The Edwin Fox in Picton is a significant piece of world maritime History and come to the attention of the BBC and Canadian researchers.
Karen McLeod, manager of the Edwin Fox Museum, tells Jesse Mulligan about the work being done to preserve the wreck and put it on display.
The ship ended up in Picton in the late 1800s after a varied career, she says, after it ended its life as a refrigeration ship for the lamb industry.
“It was a convict ship, it was a immigrant ship, it carried a lot of troops between England and it’s the last ship of this design anywhere in the world, so it’s pretty special we have something like this right here in New Zealand.”
By the 1960s its was being used as a coal store for Picton’s freezing works.
“It wasn’t looking too flash and Norman Brayshaw who became quite big with heritage in Marlborough saw the value in it and purchased it for the grand total of a shilling and set up the first Edwin Fox Society.
“They towed it round into another bay just until they could work out what they were going to do it and unfortunately it sat there for 20 years.”
The ship deteriorated further in that time, she says.
“A lot of the damage was done in that 20 years through weather and tides … locals with chainsaws didn’t help either.
“In the 80s another group of men got together and gave it another go to secure a site for it and they were successful, and it sits here on Picton foreshore now.”
The ship is in dry dock and sits beside the museum telling the story of the Edwin Fox, she says.

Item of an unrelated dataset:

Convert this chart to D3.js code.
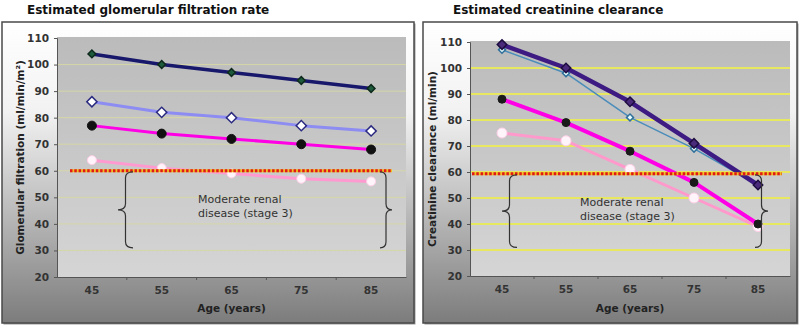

“It’s covered so much of world history - be it Australian convict history, there’s 800 immigrants came to new Zealand on board it in the late 1800s.
You get a real feel of what it was like to be a passenger on board, which wasn’t very nice.
"It’s not been restored, it is just a preservation project.”
The identity of Edwin Fox has come to light in recent years, she says.
“Over the years it had been narrowed down to about three Edwin Foxes in England and we’ve recently been working with a couple of professors out of a Canadian university who are writing a book on the globalisation era of history.”
Those researchers have discovered Edwin Fox was a notable London entrepreneur.
“He was Chair of the Grand Junction Waterworks company in London there’s a road named after him.”
The ship came to global attention when BBC’s Coast programme featured it, she says.
“We were filmed by the BBC Coast show a few years ago, with the BBC historian Neil Oliver, which was shown on the History Channel all around the world. A lot of international tourists had seen it and put it on their itinerary.”
Visitors to the ship can explore below decks, she says.
“It’s definitely got some atmosphere the ship. It has its own smell and we are learning more about some of the people that were on board it as well.
“We even have diaries of some of the voyages.”
The Edwin Fox has now been 3d mapped, she says.
“The next part of the project, when we get some more funding, would be to rebuild it so we can actually restore the ship but digitally.”